Anne is one of the best people you could ever travel with. I know that I can be judgmental, opinionated, and incredibly annoying, especially when it comes to food, but Anne was gracious and kind the entire time we were traveling together in Madrid and Barcelona. Even when I took her to an over-the-top fancy and expensive restaurant in Madrid, where we awkwardly sat surrounded by ladies who lunch and businessmen in suits, she only laughed. In the end, I think we had more fun than anyone else in that restaurant.
I had picked Zaranda because the Maribel Guides said they offered a fantastic 20-28 Euro prix-fixe lunch. Sadly, it was no longer true and we sat there for at least five minutes, wondering if we should just scurry away, poor American mice that we are. I felt so disoriented, and although the very energetic waiter spoke English, his translation of the menu was so rushed.

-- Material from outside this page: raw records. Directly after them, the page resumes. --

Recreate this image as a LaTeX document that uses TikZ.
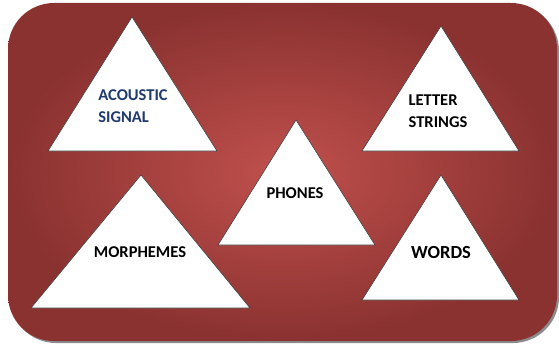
\documentclass[tikz,border=0pt]{standalone}
\usepackage{fontspec}
\setmainfont{Carlito}
\definecolor{bgin}{HTML}{C0504D}
\definecolor{bgout}{HTML}{8A3230}
\definecolor{navy}{HTML}{1F3A6E}
\tikzset{
  tri/.style={fill=white, draw=black!75, line width=0.6pt, line join=miter},
  lbl/.style={font=\bfseries\fontsize{16.5}{22}\selectfont, align=left, inner sep=0pt, text=black},
}
\begin{document}
\begin{tikzpicture}[x=1pt,y=-1pt]
\useasboundingbox (0,0) rectangle (559,345);
% shadow
\fill[black!45, rounded corners=46pt] (10,5) rectangle (559,343);
% background
\path[rounded corners=46pt, shading=radial, inner color=bgin, outer color=bgout]
  (8,3) rectangle (557,341);
% triangles
\draw[tri] (132,17) -- (217,151) -- (48,151) -- cycle;
\draw[tri] (441,26) -- (519,151) -- (362,151) -- cycle;
\draw[tri] (296,120) -- (375,245) -- (218,245) -- cycle;
\draw[tri] (141,175) -- (250,308) -- (31,308) -- cycle;
\draw[tri] (441,175) -- (519,300) -- (362,300) -- cycle;
% labels
\node[lbl, text=navy] (acoustic) at (133,106) {ACOUSTIC\\SIGNAL};
\node[lbl] (letter) at (438,111) {LETTER\\STRINGS};
\node[lbl] (phones) at (295,193) {PHONES};
\node[lbl] (morph) at (140,252) {MORPHEMES};
\node[lbl, font=\bfseries\fontsize{18.5}{22}\selectfont] (words) at (441,252) {WORDS};
\end{tikzpicture}
\end{document}
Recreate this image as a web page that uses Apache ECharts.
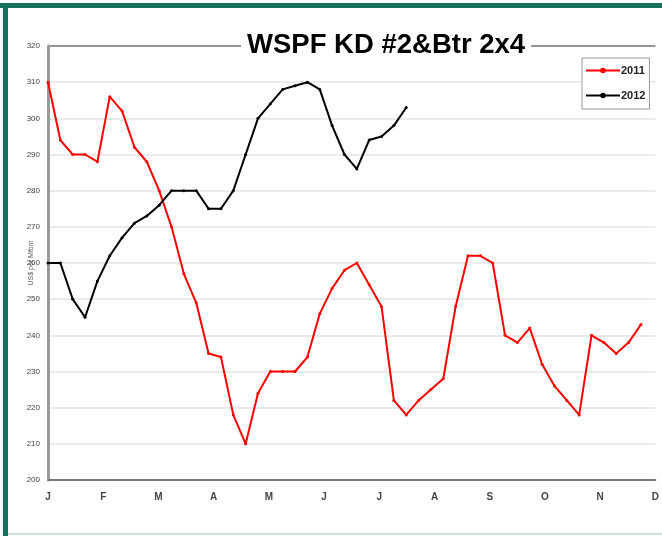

He kept asking us what we wanted, and when Anne finally chose a baby squid appetizer, I said to her, “I didn’t know you liked squid!”, to which she replied, “I didn't know what it was, I just had to make him stop!”
Also sadly, Zaranda seemed to be a restaurant where most people don’t eat all their food. To me, that’s the only explanation for why the waitstaff kept whisking things away before we were done. So although Anne loved the little sesame cracker in the hors d’oeuvres tray, I never got to have any.
It’s not that the food wasn’t good. The amuse-bouche, a monkfish liver, was sharply salty and delicious, meeting that craving that potato chips meet in a much more downmarket way. And it seemed right that at least at some point in Spain, I should eat something with foam on it.
The chipirone, or the young squid, was also very good, perfectly tender and succulent.
Anne’s young female chicken seemed very bland to me, but I enjoyed my solomillo, or beef filet, with a potato stuffed with menudillos. The waiter translated “menudillos” as kidneys, my dictionary says giblets, and I’m inclined to go with the waiter as I’ve never heard of a cow with giblets. It’s hard with fancy restaurants that like to use words in fanciful ways. I sat there just staring at the menu, feeling like I had learned nothing in four months in Mexico. In any case, it was tender and tasty, though I’m the kind of girl that likes my beef to have some chew to it. I was more excited to be eating menudillos, which had a strong but not unpleasant taste.
The best part, though, was when it came to dessert. When we ordered the toffee molten cake, we were told that it would take some extra time and were fed complimentary little cups of a light, white custard with passionfruit jelly on top. This was delicious and I loved it.
The toffee cake wasn’t bad either, and we finished that, too. But then, as we began to relax and think about how this whole disorienting experience might soon be over, the waiter came over with a platter of little cookies, the petit-fours, saying as he presented them, “Normally, I bring these over with the coffee, and I didn’t know what to do since you didn’t order any coffee, but I thought I’d bring them anyway.” He meant well, but I guffawed when Anne whispered, “He didn’t know what to do with people as cheap as us, but here are the cookies anyway!”
I almost died laughing when Anne followed up with, “I bet we’re the only people in this restaurant who would even consider staying at the Hostal Lopez.” She thought it even funnier that after our meal, we finished the day by touring the stadium Santiago Bernabeu, the home of the Real Madrid futbol team, where she took a particularly memorable photo of me clutching my heart in front of a larger-than-life photo of Zinedine Zidane.
I don’t mean to be criticizing Zaranda, which I’m sure provides a delectable experience for those who are fortunate enough to enjoy it without a thought for their pocketbooks. I’m just happy that Anne and I will have memories of Zaranda that go way, way beyond the food.